Supplied information:
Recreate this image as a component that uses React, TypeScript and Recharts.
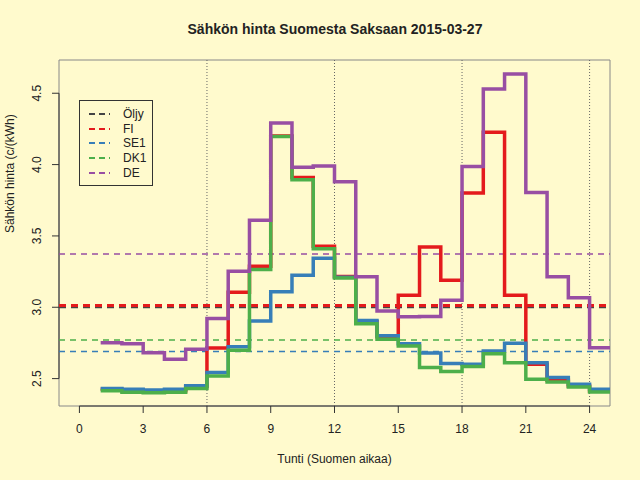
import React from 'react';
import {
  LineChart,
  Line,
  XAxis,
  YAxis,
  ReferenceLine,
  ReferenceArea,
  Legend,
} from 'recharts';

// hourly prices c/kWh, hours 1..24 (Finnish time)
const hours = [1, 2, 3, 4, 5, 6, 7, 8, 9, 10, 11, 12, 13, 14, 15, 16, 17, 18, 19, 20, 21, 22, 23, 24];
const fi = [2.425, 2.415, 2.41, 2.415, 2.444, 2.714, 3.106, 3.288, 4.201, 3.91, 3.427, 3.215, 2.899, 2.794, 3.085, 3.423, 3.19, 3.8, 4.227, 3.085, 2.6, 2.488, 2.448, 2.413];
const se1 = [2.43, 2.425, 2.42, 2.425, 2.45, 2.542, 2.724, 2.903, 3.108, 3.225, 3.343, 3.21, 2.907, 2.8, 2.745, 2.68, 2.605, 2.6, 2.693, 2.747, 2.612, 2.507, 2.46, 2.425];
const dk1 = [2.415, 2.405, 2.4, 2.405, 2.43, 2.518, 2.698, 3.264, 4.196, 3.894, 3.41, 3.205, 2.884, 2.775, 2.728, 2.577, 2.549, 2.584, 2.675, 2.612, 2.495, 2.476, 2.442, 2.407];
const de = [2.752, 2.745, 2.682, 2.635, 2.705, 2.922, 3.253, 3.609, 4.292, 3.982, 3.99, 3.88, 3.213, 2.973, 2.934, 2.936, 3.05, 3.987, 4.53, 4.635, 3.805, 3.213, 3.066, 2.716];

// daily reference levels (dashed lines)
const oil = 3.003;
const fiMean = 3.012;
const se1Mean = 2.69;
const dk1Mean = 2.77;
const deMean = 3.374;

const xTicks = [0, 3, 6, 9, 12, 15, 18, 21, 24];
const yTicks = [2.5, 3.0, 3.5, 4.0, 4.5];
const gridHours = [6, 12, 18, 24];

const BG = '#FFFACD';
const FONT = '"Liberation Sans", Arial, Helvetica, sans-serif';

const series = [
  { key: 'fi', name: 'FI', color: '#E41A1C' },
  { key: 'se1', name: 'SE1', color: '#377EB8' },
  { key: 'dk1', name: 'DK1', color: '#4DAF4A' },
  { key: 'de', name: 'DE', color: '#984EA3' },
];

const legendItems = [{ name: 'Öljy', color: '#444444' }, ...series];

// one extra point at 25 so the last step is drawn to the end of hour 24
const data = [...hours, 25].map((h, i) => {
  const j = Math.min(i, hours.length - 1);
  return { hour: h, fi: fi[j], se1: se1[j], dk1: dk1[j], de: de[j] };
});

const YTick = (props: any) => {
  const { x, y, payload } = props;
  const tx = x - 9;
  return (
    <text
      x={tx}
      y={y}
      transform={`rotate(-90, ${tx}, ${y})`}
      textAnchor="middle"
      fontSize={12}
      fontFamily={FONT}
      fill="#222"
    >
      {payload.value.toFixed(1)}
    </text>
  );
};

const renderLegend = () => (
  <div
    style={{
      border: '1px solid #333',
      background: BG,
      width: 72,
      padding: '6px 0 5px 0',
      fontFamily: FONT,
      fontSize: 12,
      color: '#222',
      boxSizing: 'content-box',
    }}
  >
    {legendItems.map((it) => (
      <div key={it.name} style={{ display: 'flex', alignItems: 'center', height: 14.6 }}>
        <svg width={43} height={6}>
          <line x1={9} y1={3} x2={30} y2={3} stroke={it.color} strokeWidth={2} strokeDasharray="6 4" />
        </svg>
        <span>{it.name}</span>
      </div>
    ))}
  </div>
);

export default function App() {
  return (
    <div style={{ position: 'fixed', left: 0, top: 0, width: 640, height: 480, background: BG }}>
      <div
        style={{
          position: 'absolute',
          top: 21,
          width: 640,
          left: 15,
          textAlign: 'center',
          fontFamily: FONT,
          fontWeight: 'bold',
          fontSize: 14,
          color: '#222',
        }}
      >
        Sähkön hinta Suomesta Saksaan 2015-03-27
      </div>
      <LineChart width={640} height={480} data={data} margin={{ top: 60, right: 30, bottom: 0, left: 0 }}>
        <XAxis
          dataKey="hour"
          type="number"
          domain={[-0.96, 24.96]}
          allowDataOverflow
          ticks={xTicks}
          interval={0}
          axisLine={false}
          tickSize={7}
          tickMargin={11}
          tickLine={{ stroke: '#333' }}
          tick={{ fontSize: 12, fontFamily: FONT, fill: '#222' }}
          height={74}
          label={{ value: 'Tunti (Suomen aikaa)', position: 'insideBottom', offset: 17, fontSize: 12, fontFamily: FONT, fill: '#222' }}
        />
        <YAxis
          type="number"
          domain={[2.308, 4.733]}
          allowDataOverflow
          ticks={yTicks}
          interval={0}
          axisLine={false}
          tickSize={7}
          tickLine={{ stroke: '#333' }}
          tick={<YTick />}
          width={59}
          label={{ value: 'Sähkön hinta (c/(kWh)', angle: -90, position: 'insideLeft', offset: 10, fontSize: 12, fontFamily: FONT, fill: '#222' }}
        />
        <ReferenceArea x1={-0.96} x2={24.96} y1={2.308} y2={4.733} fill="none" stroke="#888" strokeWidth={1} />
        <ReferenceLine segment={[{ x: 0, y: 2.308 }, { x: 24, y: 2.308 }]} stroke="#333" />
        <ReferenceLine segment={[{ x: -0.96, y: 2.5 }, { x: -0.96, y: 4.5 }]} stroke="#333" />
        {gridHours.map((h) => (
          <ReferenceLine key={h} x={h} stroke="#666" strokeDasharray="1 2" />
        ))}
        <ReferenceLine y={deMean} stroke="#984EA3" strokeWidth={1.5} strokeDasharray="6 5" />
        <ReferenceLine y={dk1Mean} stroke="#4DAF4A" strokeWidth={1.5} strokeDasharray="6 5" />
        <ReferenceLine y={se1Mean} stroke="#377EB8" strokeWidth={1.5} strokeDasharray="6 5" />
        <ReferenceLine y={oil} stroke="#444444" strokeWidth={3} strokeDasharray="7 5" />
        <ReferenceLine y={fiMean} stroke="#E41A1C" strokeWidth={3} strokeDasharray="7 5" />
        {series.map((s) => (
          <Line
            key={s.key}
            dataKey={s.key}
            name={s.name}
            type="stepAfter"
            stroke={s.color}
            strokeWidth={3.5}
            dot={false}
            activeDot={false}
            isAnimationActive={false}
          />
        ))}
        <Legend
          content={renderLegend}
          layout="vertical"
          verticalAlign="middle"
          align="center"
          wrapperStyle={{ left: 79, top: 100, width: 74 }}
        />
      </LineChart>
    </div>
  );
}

Stated goal: Transcribe the material exactly, keeping every word and none of the pictures.

Task solution:
Recreate this image as a component that uses React, TypeScript and Recharts.
import React from 'react';
import {
  LineChart,
  Line,
  XAxis,
  YAxis,
  ReferenceLine,
  ReferenceArea,
  Legend,
} from 'recharts';

// hourly prices c/kWh, hours 1..24 (Finnish time)
const hours = [1, 2, 3, 4, 5, 6, 7, 8, 9, 10, 11, 12, 13, 14, 15, 16, 17, 18, 19, 20, 21, 22, 23, 24];
const fi = [2.425, 2.415, 2.41, 2.415, 2.444, 2.714, 3.106, 3.288, 4.201, 3.91, 3.427, 3.215, 2.899, 2.794, 3.085, 3.423, 3.19, 3.8, 4.227, 3.085, 2.6, 2.488, 2.448, 2.413];
const se1 = [2.43, 2.425, 2.42, 2.425, 2.45, 2.542, 2.724, 2.903, 3.108, 3.225, 3.343, 3.21, 2.907, 2.8, 2.745, 2.68, 2.605, 2.6, 2.693, 2.747, 2.612, 2.507, 2.46, 2.425];
const dk1 = [2.415, 2.405, 2.4, 2.405, 2.43, 2.518, 2.698, 3.264, 4.196, 3.894, 3.41, 3.205, 2.884, 2.775, 2.728, 2.577, 2.549, 2.584, 2.675, 2.612, 2.495, 2.476, 2.442, 2.407];
const de = [2.752, 2.745, 2.682, 2.635, 2.705, 2.922, 3.253, 3.609, 4.292, 3.982, 3.99, 3.88, 3.213, 2.973, 2.934, 2.936, 3.05, 3.987, 4.53, 4.635, 3.805, 3.213, 3.066, 2.716];

// daily reference levels (dashed lines)
const oil = 3.003;
const fiMean = 3.012;
const se1Mean = 2.69;
const dk1Mean = 2.77;
const deMean = 3.374;

const xTicks = [0, 3, 6, 9, 12, 15, 18, 21, 24];
const yTicks = [2.5, 3.0, 3.5, 4.0, 4.5];
const gridHours = [6, 12, 18, 24];

const BG = '#FFFACD';
const FONT = '"Liberation Sans", Arial, Helvetica, sans-serif';

const series = [
  { key: 'fi', name: 'FI', color: '#E41A1C' },
  { key: 'se1', name: 'SE1', color: '#377EB8' },
  { key: 'dk1', name: 'DK1', color: '#4DAF4A' },
  { key: 'de', name: 'DE', color: '#984EA3' },
];

const legendItems = [{ name: 'Öljy', color: '#444444' }, ...series];

// one extra point at 25 so the last step is drawn to the end of hour 24
const data = [...hours, 25].map((h, i) => {
  const j = Math.min(i, hours.length - 1);
  return { hour: h, fi: fi[j], se1: se1[j], dk1: dk1[j], de: de[j] };
});

const YTick = (props: any) => {
  const { x, y, payload } = props;
  const tx = x - 9;
  return (
    <text
      x={tx}
      y={y}
      transform={`rotate(-90, ${tx}, ${y})`}
      textAnchor="middle"
      fontSize={12}
      fontFamily={FONT}
      fill="#222"
    >
      {payload.value.toFixed(1)}
    </text>
  );
};

const renderLegend = () => (
  <div
    style={{
      border: '1px solid #333',
      background: BG,
      width: 72,
      padding: '6px 0 5px 0',
      fontFamily: FONT,
      fontSize: 12,
      color: '#222',
      boxSizing: 'content-box',
    }}
  >
    {legendItems.map((it) => (
      <div key={it.name} style={{ display: 'flex', alignItems: 'center', height: 14.6 }}>
        <svg width={43} height={6}>
          <line x1={9} y1={3} x2={30} y2={3} stroke={it.color} strokeWidth={2} strokeDasharray="6 4" />
        </svg>
        <span>{it.name}</span>
      </div>
    ))}
  </div>
);

export default function App() {
  return (
    <div style={{ position: 'fixed', left: 0, top: 0, width: 640, height: 480, background: BG }}>
      <div
        style={{
          position: 'absolute',
          top: 21,
          width: 640,
          left: 15,
          textAlign: 'center',
          fontFamily: FONT,
          fontWeight: 'bold',
          fontSize: 14,
          color: '#222',
        }}
      >
        Sähkön hinta Suomesta Saksaan 2015-03-27
      </div>
      <LineChart width={640} height={480} data={data} margin={{ top: 60, right: 30, bottom: 0, left: 0 }}>
        <XAxis
          dataKey="hour"
          type="number"
          domain={[-0.96, 24.96]}
          allowDataOverflow
          ticks={xTicks}
          interval={0}
          axisLine={false}
          tickSize={7}
          tickMargin={11}
          tickLine={{ stroke: '#333' }}
          tick={{ fontSize: 12, fontFamily: FONT, fill: '#222' }}
          height={74}
          label={{ value: 'Tunti (Suomen aikaa)', position: 'insideBottom', offset: 17, fontSize: 12, fontFamily: FONT, fill: '#222' }}
        />
        <YAxis
          type="number"
          domain={[2.308, 4.733]}
          allowDataOverflow
          ticks={yTicks}
          interval={0}
          axisLine={false}
          tickSize={7}
          tickLine={{ stroke: '#333' }}
          tick={<YTick />}
          width={59}
          label={{ value: 'Sähkön hinta (c/(kWh)', angle: -90, position: 'insideLeft', offset: 10, fontSize: 12, fontFamily: FONT, fill: '#222' }}
        />
        <ReferenceArea x1={-0.96} x2={24.96} y1={2.308} y2={4.733} fill="none" stroke="#888" strokeWidth={1} />
        <ReferenceLine segment={[{ x: 0, y: 2.308 }, { x: 24, y: 2.308 }]} stroke="#333" />
        <ReferenceLine segment={[{ x: -0.96, y: 2.5 }, { x: -0.96, y: 4.5 }]} stroke="#333" />
        {gridHours.map((h) => (
          <ReferenceLine key={h} x={h} stroke="#666" strokeDasharray="1 2" />
        ))}
        <ReferenceLine y={deMean} stroke="#984EA3" strokeWidth={1.5} strokeDasharray="6 5" />
        <ReferenceLine y={dk1Mean} stroke="#4DAF4A" strokeWidth={1.5} strokeDasharray="6 5" />
        <ReferenceLine y={se1Mean} stroke="#377EB8" strokeWidth={1.5} strokeDasharray="6 5" />
        <ReferenceLine y={oil} stroke="#444444" strokeWidth={3} strokeDasharray="7 5" />
        <ReferenceLine y={fiMean} stroke="#E41A1C" strokeWidth={3} strokeDasharray="7 5" />
        {series.map((s) => (
          <Line
            key={s.key}
            dataKey={s.key}
            name={s.name}
            type="stepAfter"
            stroke={s.color}
            strokeWidth={3.5}
            dot={false}
            activeDot={false}
            isAnimationActive={false}
          />
        ))}
        <Legend
          content={renderLegend}
          layout="vertical"
          verticalAlign="middle"
          align="center"
          wrapperStyle={{ left: 79, top: 100, width: 74 }}
        />
      </LineChart>
    </div>
  );
}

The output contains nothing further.